# Happy / Health



## Kozlow (Oct 25, 2002)

New survey concludes
TO HARBOR HEALTH, LET YOUR SHIP COME IN 
CHICAGO, January 16, 2003 - - A recent survey conducted by Impulse Research Corporation, found that boaters are healthier and happier than their non-boating counterparts. The online survey was conducted with a random sample of 1,029 men and women selected to closely match US population demographics. 

Boaters average nearly seven and a half hours per week in active recreation, compared to less than five and a half hours for non-boaters. Landlubbers have been hospitalized slightly more than boat owners (14% to 11%) and tend to be more overweight than their boating counterparts. 

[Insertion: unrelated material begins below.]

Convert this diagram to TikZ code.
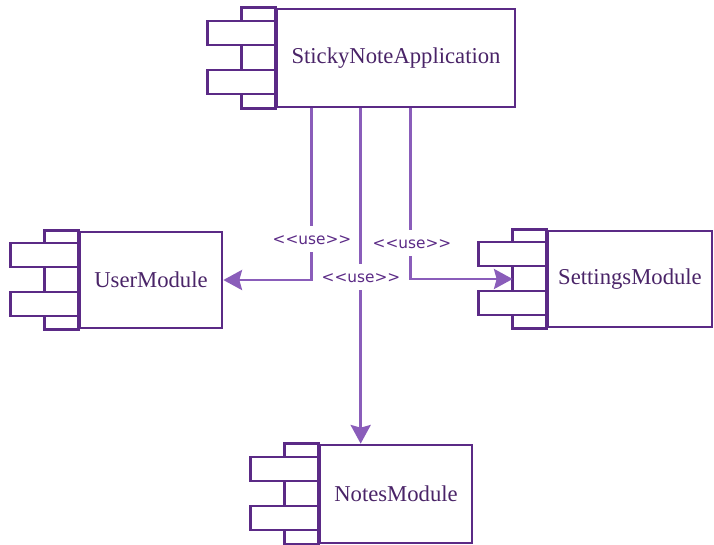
\documentclass[tikz,border=0pt]{standalone}
\usepackage{fontspec}
\setmainfont{Liberation Serif}
\newfontfamily\lblfont{DejaVu Sans}
\usetikzlibrary{calc,arrows.meta}
\definecolor{boxc}{HTML}{5B2A86}
\definecolor{linec}{HTML}{8A5DBA}
\definecolor{txtc}{HTML}{4A2468}
\newcommand\compdeco[1]{%
  \draw[deco] ($(#1.north west)+(-34,0)$) rectangle (#1.south west);
  \draw[deco] ($(#1.west)+(-68,-37)$) rectangle ($(#1.west)+(0,-13)$);
  \draw[deco] ($(#1.west)+(-68,12)$) rectangle ($(#1.west)+(0,36)$);
}
\begin{document}
\begin{tikzpicture}[x=0.75pt,y=-0.75pt,
  comp/.style={draw=boxc, line width=2pt, fill=white, font=\fontsize{17}{20}\selectfont, text=txtc, inner sep=0pt},
  deco/.style={draw=boxc, line width=2pt, fill=white},
  conn/.style={draw=linec, line width=2.2pt, -{Stealth[length=14pt,width=15pt,inset=2pt]}},
  lbl/.style={fill=white, font=\lblfont\fontsize{11.5}{13}\selectfont, text=boxc, inner xsep=1pt, inner ysep=6pt, text height=8pt, text depth=0pt}]
\useasboundingbox (0,0) rectangle (714,544);
\node[comp, minimum width=178.5pt, minimum height=73.5pt] (app) at (396,58) {StickyNoteApplication};
\node[comp, minimum width=106.5pt, minimum height=72pt] (user) at (151,280) {UserModule};
\node[comp, minimum width=114pt, minimum height=73.5pt] (notes) at (396,494) {NotesModule};
\node[comp, minimum width=123pt, minimum height=72pt] (settings) at (630,279) {SettingsModule};
\compdeco{app}
\compdeco{user}
\compdeco{notes}
\compdeco{settings}
\coordinate (c1) at ($(app.south west)+(36,0)$);
\coordinate (c2) at ($(app.south west)+(85,0)$);
\coordinate (c3) at ($(app.south west)+(135,0)$);
\coordinate (sin) at ($(settings.west)+(-34,0)$);
\draw[conn] (c1) |- (user.east);
\draw[conn] (c2) -- (c2 |- notes.north);
\draw[conn] (c3) |- (sin);
\node[lbl] (l1) at (312,239) {<<use>>};
\node[lbl] (l2) at (361,277) {<<use>>};
\node[lbl] (l3) at (412,243) {<<use>>};
\end{tikzpicture}
\end{document}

In addition to physical benefits, when asked about the overall quality of their lives, boat owners rated it about five percent better than did non-boat owners. Boat owners expressed greater satisfaction with their accomplishments, relations with their families and their ability to enjoy life. Non boat owners are more prone to feeling useless, lonely, unhappy or excessively fatigued. Here are few of the findings: 
More boat owners said their health is excellent or good (83 %) than did non-boat owners (77 %). 
Sixty seven percent of boat owners said having a boat has contributed to their well-being. 
Boat owners experience greater self-esteem (+10%), ability to enjoy life (+9%) and a better sex life (+7%). 
Non-boat owners are more prone to feeling useless (+8%), lonely (+7%) unhappy (+5%) and fatigued ( + 4%). 
Nearly two-thirds of boat owners said owning a boat has brought their family closer. 
Most boat owners said the benefits of owning a boat include being outdoors (89 %), spending time on the water (85 %), being able to unwind and leave pressures behind (79 %), and finding tranquility (71 %). 

T<----->Lines
Kozlow


----------



## Manayunk Jake (Oct 3, 2001)

Greetings Kozlow!

Of course boat owners are thinner -- what "average American" could afford to eat AND own a boat?


----------



## [email protected] (Jan 28, 2003)

I knew we fishermen were blessed.I can't wait to be blessed agin.maybe saterday.


----------